Select from the records below every line that has the word "this" in it.

+ + + + + + +

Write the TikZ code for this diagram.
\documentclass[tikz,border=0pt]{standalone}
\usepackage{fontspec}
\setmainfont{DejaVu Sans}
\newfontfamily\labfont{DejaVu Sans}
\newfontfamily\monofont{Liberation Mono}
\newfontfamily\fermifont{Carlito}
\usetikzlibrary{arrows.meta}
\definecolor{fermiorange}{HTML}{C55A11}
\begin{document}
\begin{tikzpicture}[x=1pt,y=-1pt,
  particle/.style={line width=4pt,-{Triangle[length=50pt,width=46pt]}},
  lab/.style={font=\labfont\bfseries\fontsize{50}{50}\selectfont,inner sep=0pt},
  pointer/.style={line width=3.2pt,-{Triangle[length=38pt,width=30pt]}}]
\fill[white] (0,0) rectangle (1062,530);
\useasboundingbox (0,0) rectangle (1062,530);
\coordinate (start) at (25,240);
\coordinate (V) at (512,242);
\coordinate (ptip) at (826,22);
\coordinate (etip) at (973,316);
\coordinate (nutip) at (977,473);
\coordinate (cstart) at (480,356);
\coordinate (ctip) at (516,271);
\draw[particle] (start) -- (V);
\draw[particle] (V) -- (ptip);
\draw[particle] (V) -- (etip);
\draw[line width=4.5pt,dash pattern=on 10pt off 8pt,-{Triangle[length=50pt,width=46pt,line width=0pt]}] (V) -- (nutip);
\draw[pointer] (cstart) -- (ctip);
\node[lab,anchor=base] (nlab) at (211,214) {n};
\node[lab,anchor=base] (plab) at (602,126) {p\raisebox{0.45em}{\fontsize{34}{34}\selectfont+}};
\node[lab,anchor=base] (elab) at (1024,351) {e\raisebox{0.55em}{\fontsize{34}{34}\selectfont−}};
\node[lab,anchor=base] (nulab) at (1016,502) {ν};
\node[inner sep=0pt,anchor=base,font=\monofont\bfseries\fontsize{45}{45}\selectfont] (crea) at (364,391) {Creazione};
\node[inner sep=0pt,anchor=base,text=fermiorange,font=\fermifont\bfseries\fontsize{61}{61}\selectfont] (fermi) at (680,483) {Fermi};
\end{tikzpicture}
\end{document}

+ + + + + + +

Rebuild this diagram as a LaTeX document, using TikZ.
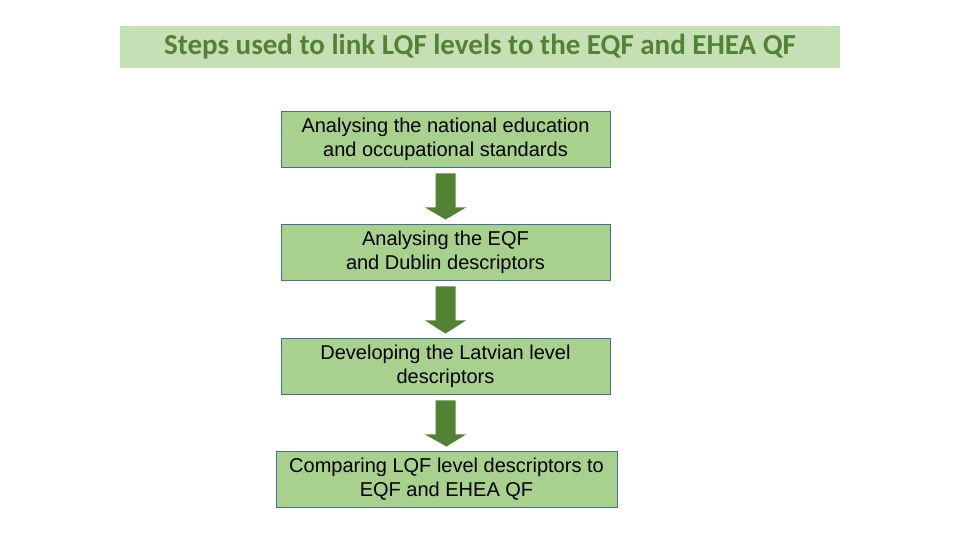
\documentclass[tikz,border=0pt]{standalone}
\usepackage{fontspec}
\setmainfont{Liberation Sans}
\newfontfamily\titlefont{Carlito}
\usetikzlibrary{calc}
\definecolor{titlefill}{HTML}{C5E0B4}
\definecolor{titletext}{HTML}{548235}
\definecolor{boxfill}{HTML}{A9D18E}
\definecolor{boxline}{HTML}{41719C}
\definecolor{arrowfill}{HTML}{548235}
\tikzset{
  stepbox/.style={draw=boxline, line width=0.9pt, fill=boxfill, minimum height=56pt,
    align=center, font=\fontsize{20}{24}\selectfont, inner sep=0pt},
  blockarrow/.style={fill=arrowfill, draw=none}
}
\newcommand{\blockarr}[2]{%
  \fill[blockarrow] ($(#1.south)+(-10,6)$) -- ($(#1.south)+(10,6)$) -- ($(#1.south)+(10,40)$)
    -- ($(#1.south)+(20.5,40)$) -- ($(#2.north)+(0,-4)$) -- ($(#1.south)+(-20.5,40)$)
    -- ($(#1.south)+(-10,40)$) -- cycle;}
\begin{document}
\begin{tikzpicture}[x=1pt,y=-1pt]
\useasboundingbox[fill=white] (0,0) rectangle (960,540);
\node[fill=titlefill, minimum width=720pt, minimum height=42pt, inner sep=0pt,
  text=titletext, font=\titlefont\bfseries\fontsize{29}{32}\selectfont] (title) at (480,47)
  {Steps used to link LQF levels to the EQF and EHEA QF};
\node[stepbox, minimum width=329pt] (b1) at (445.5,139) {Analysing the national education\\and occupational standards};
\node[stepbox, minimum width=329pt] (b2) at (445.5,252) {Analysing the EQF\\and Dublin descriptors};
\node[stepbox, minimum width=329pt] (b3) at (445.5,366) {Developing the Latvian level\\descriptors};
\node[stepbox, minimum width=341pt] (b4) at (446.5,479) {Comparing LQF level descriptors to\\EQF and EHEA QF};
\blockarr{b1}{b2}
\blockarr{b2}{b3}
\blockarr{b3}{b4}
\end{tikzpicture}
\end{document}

+ + + + + + +

#### Solution to the exercise:
Write the TikZ code for this diagram.
Rebuild this diagram as a LaTeX document, using TikZ.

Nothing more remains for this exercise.